For more informations, here's the relevant section of the PHP manual : Making arguments be passed by reference
And, for a quick demonstration, consider the following portion of code :
$value = 'hello';
echo "Initial value : $value<br />";
test($value);
echo "New value : $value<br />";
function test(& $param) {
$param = 'plop';
}
Which will display the following result :
Initial value : hello
New value : plop
Using the global statement you can use variables in any scope.
$data = getData();
function getData()
{
global $isEOF;
// fetching data
$isEOF = true;
return $data;
}
See http://php.net/manual/en/language.variables.scope.php for more info.
Yes, you need to pass the variable by reference.
See the example here : http://www.phpbuilder.com/manual/functions.arguments.php
What does the & before the function name signify?
Does that mean that the $result is returned by reference rather than by value?
If yes then is it correct? As I remember you cannot return a reference to a local variable as it vanishes once the function exits.
function &query($sql) {
// ...
$result = mysql_query($sql);
return $result;
}
Also where does such a syntax get used in practice ?

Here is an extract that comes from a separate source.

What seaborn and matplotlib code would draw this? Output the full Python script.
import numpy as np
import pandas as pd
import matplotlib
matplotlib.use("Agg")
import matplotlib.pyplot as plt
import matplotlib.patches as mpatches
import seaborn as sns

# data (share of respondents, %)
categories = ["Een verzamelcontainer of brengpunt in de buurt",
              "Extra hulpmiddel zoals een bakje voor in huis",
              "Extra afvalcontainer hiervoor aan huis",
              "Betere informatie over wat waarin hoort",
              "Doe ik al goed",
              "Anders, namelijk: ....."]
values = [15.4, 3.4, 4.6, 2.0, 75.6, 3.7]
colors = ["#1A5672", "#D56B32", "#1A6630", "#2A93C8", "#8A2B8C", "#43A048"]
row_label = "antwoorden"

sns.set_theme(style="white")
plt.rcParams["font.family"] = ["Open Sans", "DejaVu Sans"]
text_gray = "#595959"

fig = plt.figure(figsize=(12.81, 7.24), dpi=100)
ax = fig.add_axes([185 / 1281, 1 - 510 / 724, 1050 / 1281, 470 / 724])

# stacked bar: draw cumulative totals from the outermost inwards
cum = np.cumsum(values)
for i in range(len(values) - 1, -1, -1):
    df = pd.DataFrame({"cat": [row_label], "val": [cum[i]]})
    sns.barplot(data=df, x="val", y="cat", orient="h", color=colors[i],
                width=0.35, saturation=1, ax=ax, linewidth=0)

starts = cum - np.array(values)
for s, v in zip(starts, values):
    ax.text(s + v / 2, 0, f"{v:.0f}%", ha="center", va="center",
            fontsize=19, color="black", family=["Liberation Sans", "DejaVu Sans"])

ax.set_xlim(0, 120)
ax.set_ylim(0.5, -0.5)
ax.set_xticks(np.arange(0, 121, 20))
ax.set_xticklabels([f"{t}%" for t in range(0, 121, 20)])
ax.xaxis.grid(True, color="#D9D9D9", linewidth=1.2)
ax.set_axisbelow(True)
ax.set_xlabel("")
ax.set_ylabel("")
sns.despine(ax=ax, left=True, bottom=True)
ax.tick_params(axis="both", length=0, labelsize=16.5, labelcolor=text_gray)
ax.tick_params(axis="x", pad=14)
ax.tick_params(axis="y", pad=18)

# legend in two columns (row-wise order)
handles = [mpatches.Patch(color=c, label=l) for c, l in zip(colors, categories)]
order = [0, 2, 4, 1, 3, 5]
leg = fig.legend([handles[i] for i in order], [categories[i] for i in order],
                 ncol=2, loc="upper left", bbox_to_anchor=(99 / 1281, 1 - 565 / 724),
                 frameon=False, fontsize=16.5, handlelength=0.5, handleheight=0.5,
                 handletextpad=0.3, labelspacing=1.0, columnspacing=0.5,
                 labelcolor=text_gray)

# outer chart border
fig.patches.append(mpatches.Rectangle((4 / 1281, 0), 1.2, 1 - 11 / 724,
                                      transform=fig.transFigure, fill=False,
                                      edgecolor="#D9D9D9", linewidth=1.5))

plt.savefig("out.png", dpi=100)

Does that mean that the $result is returned by reference rather than by value?
Yes.
Also where does such a syntax get used in practice ?
This is more prevalent in PHP 4 scripts where objects were passed around by value by default.

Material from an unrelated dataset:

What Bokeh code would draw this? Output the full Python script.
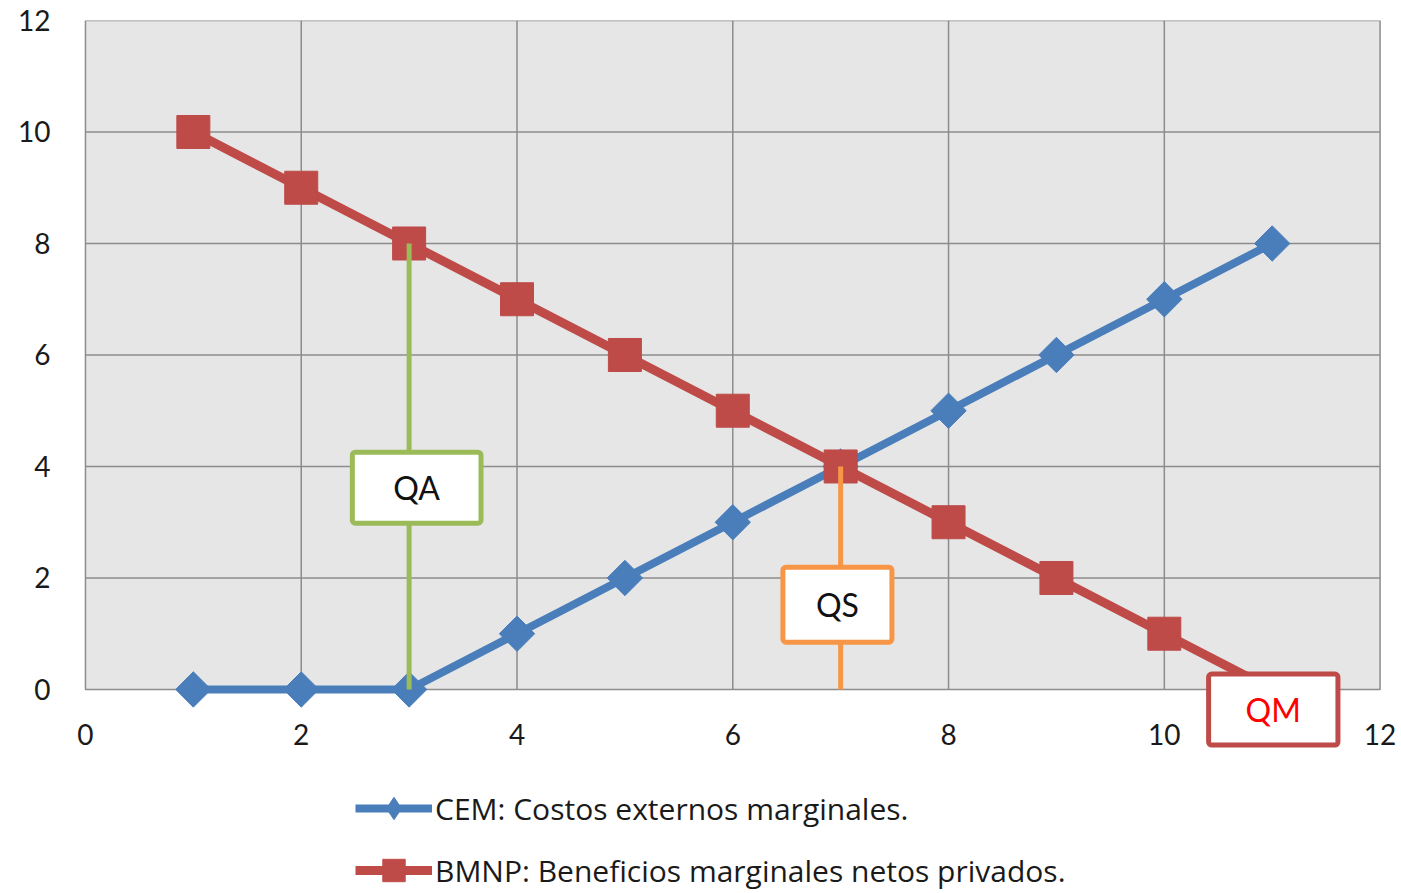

To answer the second part of your question, here a place there I had to use it: Magic getters!
class FooBar {
private $properties = array();
public function &__get($name) {
return $this->properties[$name];
}
public function __set($name, $value) {
$this->properties[$name] = $value;
}
}
If I hadn't used & there, this wouldn't be possible:
$foobar = new FooBar;
$foobar->subArray = array();
$foobar->subArray['FooBar'] = 'Hallo World!';
Instead PHP would thrown an error saying something like 'cannot indirectly modify overloaded property'.
Okay, this is probably only a hack to get round some maldesign in PHP, but it's still useful.

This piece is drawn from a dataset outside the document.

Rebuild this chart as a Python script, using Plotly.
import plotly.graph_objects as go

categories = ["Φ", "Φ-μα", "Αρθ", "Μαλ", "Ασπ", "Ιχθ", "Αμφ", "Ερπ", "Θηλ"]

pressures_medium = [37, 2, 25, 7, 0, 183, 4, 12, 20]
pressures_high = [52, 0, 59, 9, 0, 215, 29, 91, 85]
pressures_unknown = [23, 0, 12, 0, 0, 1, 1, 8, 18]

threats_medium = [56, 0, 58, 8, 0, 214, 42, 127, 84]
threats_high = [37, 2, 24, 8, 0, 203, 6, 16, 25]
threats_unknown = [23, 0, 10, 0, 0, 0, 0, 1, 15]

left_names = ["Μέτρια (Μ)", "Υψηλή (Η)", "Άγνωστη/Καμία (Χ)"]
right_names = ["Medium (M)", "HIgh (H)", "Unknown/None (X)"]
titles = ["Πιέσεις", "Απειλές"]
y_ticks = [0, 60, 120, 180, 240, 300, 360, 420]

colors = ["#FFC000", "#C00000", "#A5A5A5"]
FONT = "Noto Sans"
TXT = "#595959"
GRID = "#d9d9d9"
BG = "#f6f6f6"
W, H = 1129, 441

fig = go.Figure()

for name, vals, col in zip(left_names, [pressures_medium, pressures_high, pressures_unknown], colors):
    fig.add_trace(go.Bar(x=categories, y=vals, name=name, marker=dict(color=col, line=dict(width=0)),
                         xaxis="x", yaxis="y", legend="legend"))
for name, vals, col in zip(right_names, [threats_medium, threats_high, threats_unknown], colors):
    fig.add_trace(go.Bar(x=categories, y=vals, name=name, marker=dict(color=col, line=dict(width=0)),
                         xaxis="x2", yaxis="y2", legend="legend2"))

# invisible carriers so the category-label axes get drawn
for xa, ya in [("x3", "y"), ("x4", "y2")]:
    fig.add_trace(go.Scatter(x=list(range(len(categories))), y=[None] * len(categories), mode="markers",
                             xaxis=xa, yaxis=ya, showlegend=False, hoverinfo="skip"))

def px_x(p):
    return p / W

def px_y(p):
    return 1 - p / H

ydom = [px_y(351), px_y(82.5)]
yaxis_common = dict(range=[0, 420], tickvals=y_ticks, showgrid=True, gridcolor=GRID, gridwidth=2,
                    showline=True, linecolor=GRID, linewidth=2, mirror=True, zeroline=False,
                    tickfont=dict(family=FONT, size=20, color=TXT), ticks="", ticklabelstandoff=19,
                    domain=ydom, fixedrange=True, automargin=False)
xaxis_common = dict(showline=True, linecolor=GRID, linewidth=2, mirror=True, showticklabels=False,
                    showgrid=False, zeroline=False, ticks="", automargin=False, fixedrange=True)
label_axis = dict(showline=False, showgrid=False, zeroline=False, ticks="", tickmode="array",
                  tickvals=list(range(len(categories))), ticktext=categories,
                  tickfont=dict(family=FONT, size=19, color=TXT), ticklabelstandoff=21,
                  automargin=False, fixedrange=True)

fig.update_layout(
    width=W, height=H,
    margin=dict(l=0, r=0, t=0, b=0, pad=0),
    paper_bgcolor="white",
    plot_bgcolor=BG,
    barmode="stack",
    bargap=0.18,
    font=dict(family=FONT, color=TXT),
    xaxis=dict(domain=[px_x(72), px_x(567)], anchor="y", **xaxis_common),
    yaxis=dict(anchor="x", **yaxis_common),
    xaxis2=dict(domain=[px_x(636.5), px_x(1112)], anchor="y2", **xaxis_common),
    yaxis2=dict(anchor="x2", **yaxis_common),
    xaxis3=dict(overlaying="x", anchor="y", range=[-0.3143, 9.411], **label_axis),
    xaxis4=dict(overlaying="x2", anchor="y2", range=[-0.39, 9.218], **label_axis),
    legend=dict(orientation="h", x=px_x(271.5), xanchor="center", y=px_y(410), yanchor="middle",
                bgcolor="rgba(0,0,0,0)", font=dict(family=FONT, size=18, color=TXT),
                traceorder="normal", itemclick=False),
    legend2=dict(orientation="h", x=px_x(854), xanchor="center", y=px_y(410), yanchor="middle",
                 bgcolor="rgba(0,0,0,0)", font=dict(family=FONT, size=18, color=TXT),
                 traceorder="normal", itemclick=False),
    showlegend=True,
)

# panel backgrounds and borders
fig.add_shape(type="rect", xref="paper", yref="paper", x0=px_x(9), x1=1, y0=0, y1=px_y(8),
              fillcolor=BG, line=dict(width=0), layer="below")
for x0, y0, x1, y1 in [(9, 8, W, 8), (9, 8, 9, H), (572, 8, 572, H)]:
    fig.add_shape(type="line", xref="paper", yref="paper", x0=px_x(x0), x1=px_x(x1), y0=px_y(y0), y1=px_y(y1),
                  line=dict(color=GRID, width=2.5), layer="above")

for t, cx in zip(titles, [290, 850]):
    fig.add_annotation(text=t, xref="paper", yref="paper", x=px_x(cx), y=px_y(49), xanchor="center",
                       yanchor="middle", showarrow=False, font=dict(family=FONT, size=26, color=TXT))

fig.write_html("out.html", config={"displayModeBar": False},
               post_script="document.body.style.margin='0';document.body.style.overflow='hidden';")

But honestly, I can't think right now of another example. But I bet there are some rare use cases...
Does that mean that the $result is returned by reference rather than by value?
No. The difference is that it can be returned by reference. For instance:
<?php
function &a(&$c) {
return $c;
}
$c = 1;
$d = a($c);
$d++;
echo $c; //echoes 1, not 2!
To return by reference you'd have to do:
<?php
function &a(&$c) {
return $c;
}
$c = 1;
$d = &a($c);
$d++;
echo $c; //echoes 2
Also where does such a syntax get used in practice ?
In practice, you use whenever you want the caller of your function to manipulate data that is owned by the callee without telling him. This is rarely used because it's a violation of encapsulation – you could set the returned reference to any value you want; the callee won't be able to validate it.
nikic gives a great example of when this is used in practice.
<?php
// You may have wondered how a PHP function defined as below behaves:
function &config_byref()
{
static $var = "hello";
return $var;
}
// the value we get is "hello"
$byref_initial = config_byref();
// let's change the value
$byref_initial = "world";
// Let's get the value again and see
echo "Byref, new value: " . config_byref() . "\n"; // We still get "hello"
// However, let’s make a small change:
// We’ve added an ampersand to the function call as well. In this case, the function returns "world", which is the new value.
// the value we get is "hello"
$byref_initial = &config_byref();
// let's change the value
$byref_initial = "world";
// Let's get the value again and see
echo "Byref, new value: " . config_byref() . "\n"; // We now get "world"
// If you define the function without the ampersand, like follows:
// function config_byref()
// {
// static $var = "hello";
// return $var;
// }
// Then both the test cases that we had previously would return "hello", regardless of whether you put ampersand in the function call or not.